Il est probable que les projets à grande échelle s'approprieront de vastes surfaces de forêt et de terre, et cela aura des répercussions importantes sur les habitants des forêts. Les "meilleures pratiques" que les communautés forestières préconisent pour faire face à ces menaces (la reconnaissance de leurs droits territoriaux, et le droit au consentement libre et informé) sont justement celles que la Banque mondiale a rejetées à maintes reprises lors du réaménagement de ses politiques concernant les barrages, les réinstallations, les peuples indigènes et les forêts. Quelle possibilité y a-t-il que la Banque mondiale adopte pour la "foresterie du carbone" des normes plus strictes que celles qu'elle a adoptées pour ses autres initiatives de développement? Si les "meilleures pratiques" ne sont pas fondées sur des exigences obligatoires, nous pouvons être certains qu'elles deviendront les "pires pratiques".

Quant aux options de base communautaire, la participation des communautés locales à la "foresterie du carbone" ne consiste pas tout simplement à leur fournir un financement additionnel pour ce qu'elles sont déjà en train de faire. Leurs activités ne passent pas l'examen de "l'additionnalité". Les projets de "foresterie du carbone" exigeront que les communautés adoptent des pratiques nouvelles qui créeront des puits de carbone additionnels et de longue durée.
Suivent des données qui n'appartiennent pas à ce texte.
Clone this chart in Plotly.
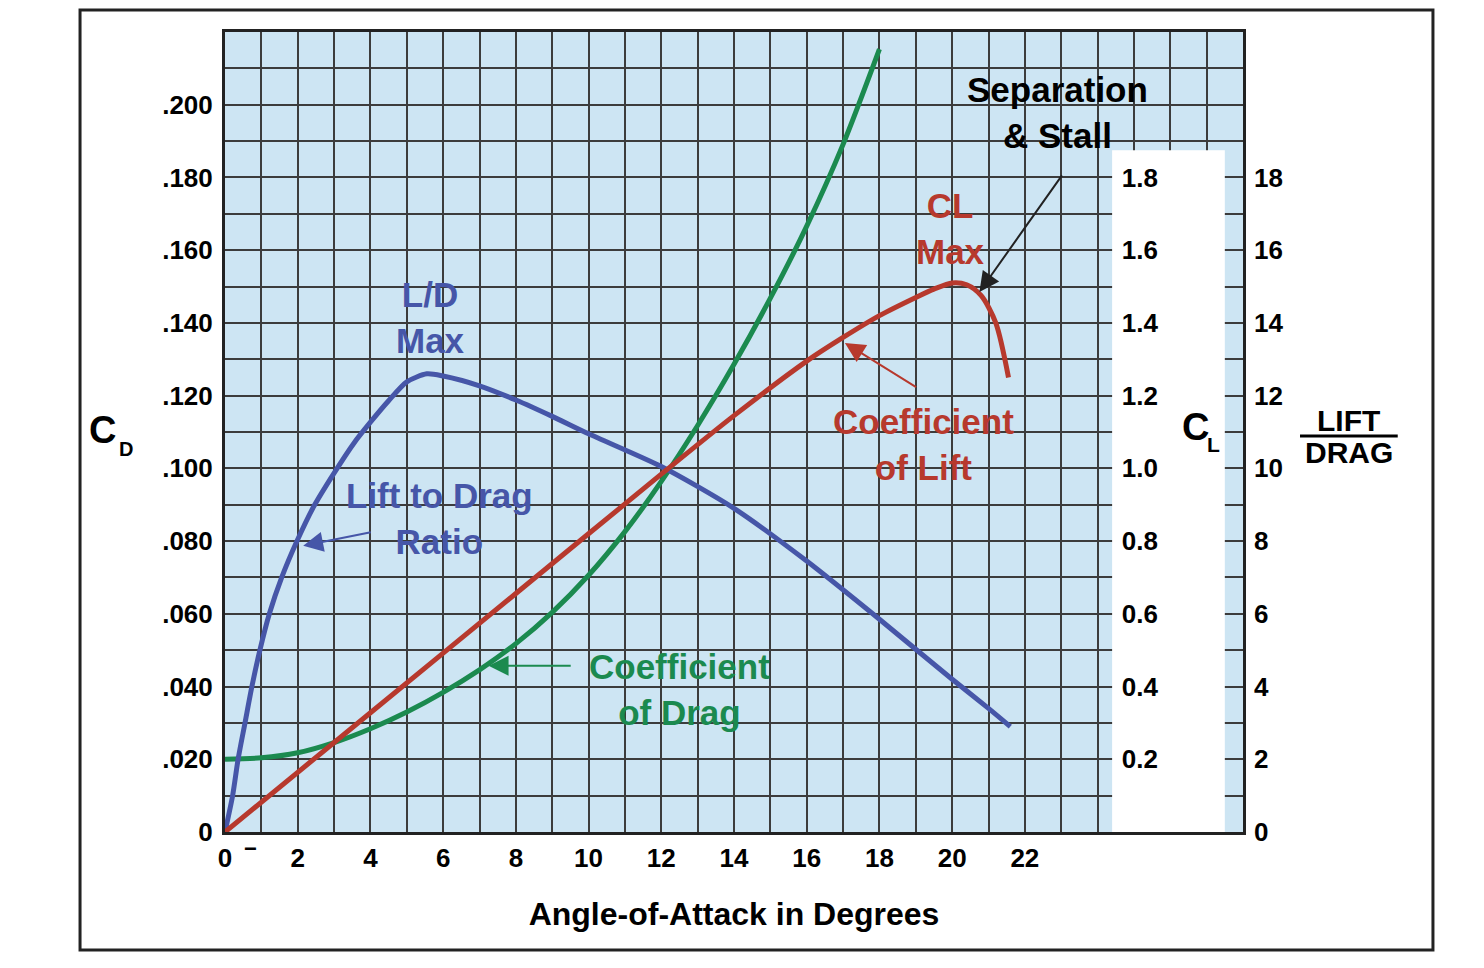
import plotly.graph_objects as go

# angle of attack (deg) and drag coefficient
aoa_drag = [0, 1, 2, 3, 4, 5, 6, 7, 8, 9, 10, 11, 12, 13, 14, 15, 16, 17, 18]
cd_values = [0.0200, 0.0204, 0.0218, 0.0246, 0.0284, 0.0330, 0.0384, 0.0446, 0.0518, 0.0604,
             0.0706, 0.0826, 0.0964, 0.1118, 0.1286, 0.1468, 0.1666, 0.1891, 0.2153]

# lift coefficient
aoa_lift = [0, 4, 8, 12, 14, 16, 17, 18, 19, 19.5, 20, 20.4, 20.8, 21.2, 21.55]
cl_values = [0, 0.328, 0.656, 0.984, 1.145, 1.295, 1.36, 1.42, 1.47, 1.493, 1.51, 1.505, 1.475, 1.40, 1.25]

# lift to drag ratio
aoa_ratio = [0, 0.21, 0.36, 0.55, 0.74, 0.96, 1.22, 1.56, 1.98, 2.44, 3.0, 3.55, 4.0, 4.5, 5.0,
             5.55, 6.0, 7.0, 8.0, 9.0, 10, 12, 14, 16, 18, 20, 21, 21.6]
ld_values = [0, 1, 2, 3, 4, 5, 6, 7, 8, 8.95, 9.87, 10.7, 11.27, 11.86, 12.38,
             12.6, 12.54, 12.27, 11.88, 11.43, 10.95, 10.05, 8.9, 7.45, 5.85, 4.2, 3.4, 2.9]

# tick labels
x_ticks = [0, 2, 4, 6, 8, 10, 12, 14, 16, 18, 20, 22]
cd_ticks = [0, 0.02, 0.04, 0.06, 0.08, 0.10, 0.12, 0.14, 0.16, 0.18, 0.20]
cd_labels = ['0', '.020', '.040', '.060', '.080', '.100', '.120', '.140', '.160', '.180', '.200']
cl_ticks = [0.2, 0.4, 0.6, 0.8, 1.0, 1.2, 1.4, 1.6, 1.8]
ld_ticks = [0, 2, 4, 6, 8, 10, 12, 14, 16, 18]

BLUE = '#4656a8'
RED = '#b7392d'
GREEN = '#1b8a4f'
FONT = 'Liberation Sans, Arial, sans-serif'
tickfont = dict(family=FONT, size=26, color='black', weight='bold')
grid = dict(gridcolor='#3c3c3c', gridwidth=1.6)

fig = go.Figure()

fig.add_trace(go.Scatter(x=aoa_drag, y=cd_values, mode='lines', yaxis='y',
                         line=dict(color=GREEN, width=5, shape='spline', smoothing=0.8)))
fig.add_trace(go.Scatter(x=aoa_lift, y=cl_values, mode='lines', yaxis='y3',
                         line=dict(color=RED, width=5, shape='spline', smoothing=0.8)))
fig.add_trace(go.Scatter(x=aoa_ratio, y=ld_values, mode='lines', yaxis='y2',
                         line=dict(color=BLUE, width=5, shape='spline', smoothing=0.7)))

fig.update_layout(
    width=1484, height=968,
    margin=dict(l=217, r=249, t=24, b=144),
    paper_bgcolor='white', plot_bgcolor='#cde5f3',
    showlegend=False,
    xaxis=dict(range=[0, 28], tickvals=x_ticks, showgrid=True, **grid,
               minor=dict(dtick=1, showgrid=True, **grid),
               showline=True, linewidth=3, linecolor='#222', mirror=True,
               zeroline=False, ticks='', ticklabelstandoff=1, tickfont=tickfont,
               title=dict(text='Angle-of-Attack in Degrees', standoff=31,
                          font=dict(family=FONT, size=32, color='black', weight='bold'))),
    yaxis=dict(range=[0, 0.22], tickvals=cd_ticks, ticktext=cd_labels, showgrid=True, **grid,
               minor=dict(dtick=0.01, showgrid=True, **grid),
               showline=True, linewidth=3, linecolor='#222', mirror=True,
               zeroline=False, ticks='', ticklabelstandoff=4, tickfont=tickfont),
    yaxis2=dict(range=[0, 22], overlaying='y', side='right', tickvals=ld_ticks,
                showgrid=False, zeroline=False, ticks='', ticklabelstandoff=10,
                tickfont=tickfont),
    yaxis3=dict(range=[0, 2.2], overlaying='y', side='right', anchor='free', position=0.878,
                tickvals=cl_ticks, tickformat='.1f', showgrid=False, zeroline=False,
                showline=False, ticks='', ticklabelstandoff=2, tickfont=tickfont),
)

# white strip behind the C_L scale, outer frame
fig.add_shape(type='rect', xref='x', yref='y', x0=24.4, x1=27.5, y0=0, y1=0.1875,
              fillcolor='white', line_width=0, layer='between')
fig.add_shape(type='rect', xref='paper', yref='paper', x0=-0.1424, x1=1.1866, y0=-0.1475, y1=1.0275,
              line=dict(color='#222', width=3))


def label(text, x, y, color, size=35, xref='x', yref='y'):
    fig.add_annotation(text=text, x=x, y=y, xref=xref, yref=yref, showarrow=False,
                       xanchor='center', yanchor='middle',
                       font=dict(family=FONT, size=size, color=color, weight='bold'))


def arrow(x, y, ax, ay, color):
    fig.add_annotation(x=x, y=y, ax=ax, ay=ay, xref='x', yref='y', axref='x', ayref='y',
                       text='', showarrow=True, arrowhead=2, arrowsize=2.0, arrowwidth=2,
                       arrowcolor=color)


label('L/D<br>Max', 5.65, 0.1414, BLUE)
label('Lift to Drag<br>Ratio', 5.91, 0.0861, BLUE)
label('Coefficient<br>of Drag', 12.5, 0.0391, GREEN)
label('CL<br>Max', 19.95, 0.166, RED)
label('Coefficient<br>of Lift', 19.2, 0.1066, RED)
label('Separation<br>& Stall', 22.9, 0.198, 'black')

arrow(2.15, 0.0787, 4.05, 0.0825, BLUE)
arrow(7.25, 0.0457, 9.55, 0.0457, GREEN)
arrow(17.05, 0.1345, 19.05, 0.1221, RED)
arrow(20.75, 0.1485, 23.05, 0.181, '#222')

# axis symbols
label('C', -0.1208, 0.5025, 'black', size=38, xref='paper', yref='paper')
label('D', -0.0973, 0.479, 'black', size=20, xref='paper', yref='paper')
label('C', 26.7, 0.1115, 'black', size=38)
label('L', 27.2, 0.1065, 'black', size=21)
label('LIFT', 1.104, 0.515, 'black', size=30, xref='paper', yref='paper')
label('DRAG', 1.104, 0.475, 'black', size=30, xref='paper', yref='paper')
fig.add_shape(type='line', xref='paper', yref='paper', x0=1.056, x1=1.152, y0=0.495, y1=0.495,
              line=dict(color='black', width=3))
label('−', 0.0255, -0.02, 'black', size=22, xref='paper', yref='paper')

fig.write_html('out.html')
Si ces projets viennent à échouer, et ne réussissent pas à stocker du carbone dans la quantité ou dans les délais prévus, qui aura la responsabilité de rembourser les investisseurs? Il existe une crainte réelle que les projets de "foresterie du carbone" n'exposent les pauvres à des risques additionnels, qu'ils ne sont pas en situation d'affronter.

De même, les pressions pour que des essences capables de piéger du carbone rapidement soient choisies peuvent faire porter la sélection ailleurs que dans les espèces nombreuses d'arbres à valeurs multiples qui constituent le moyen de subsistance des populations locales. Ainsi, la "foresterie du carbone" non seulement réduirait la biodiversité, mais mettrait en danger la diversité culturelle et les moyens de vie des populations.

La mise en place d'une foule de projets à petite échelle, et la certification extérieure requise pour attester l'efficacité des puits de carbone, impliqueront des coûts additionnels élevés, tant pour la Banque que pour les communautés, mais les modalités d'attribution de fonds de subvention destinés à aider les communautés à faire face à ces dépenses générales n'ont pas encore été établies. La Banque espère réduire ses coûts en agissant à travers des "organisations intermédiaires". Cela comporte le risque que ces organisations ne représentent pas les points de vue ni les inquiétudes des populations locales, et que le processus favorise l'établissement de rapports du genre patron/client susceptibles de perpétuer la marginalisation des pauvres et de ceux qui manquent de pouvoir.

Les sceptiques craignent que la Banque ne prenne ces initiatives dans le but de pousser les négociateurs du Panel Intergouvernemental de la Convention cadre sur le changement climatique, à accepter le commerce du carbone comme la manière principale de faire face au réchauffement global. Ils craignent aussi que la Banque, en préconisant tous ces fonds, ne se présente également comme le responsable de choix pour la mise en oeuvre de ces accords, une fois qu'ils seront signés. Du travail pour les gars, ou une opportunité réelle pour les pauvres?

Marcus Colchester, Forest Peoples Programme. Courrier électronique: marcus@fppwrm.gn.apc.org

(1) "Aucun mécanisme de développement ne peut être propre, de notre point de vue, s'il ne garantit pas les droits des Peuples indigènes, y compris le droit au consentement préalable, informé et libre des communautés locales et indigènes et le respect de nos cultures, pratiques, sciences et connaissances". (Déclaration du Comité des Peuples indigènes et communautés locales à la Septième séance de la Conférence des parties de la convention cadre des Nations unies sur le changement climatique, tenue à Marrakech, Royaume du Maroc, du 29 octobre au 9 novembre 2001).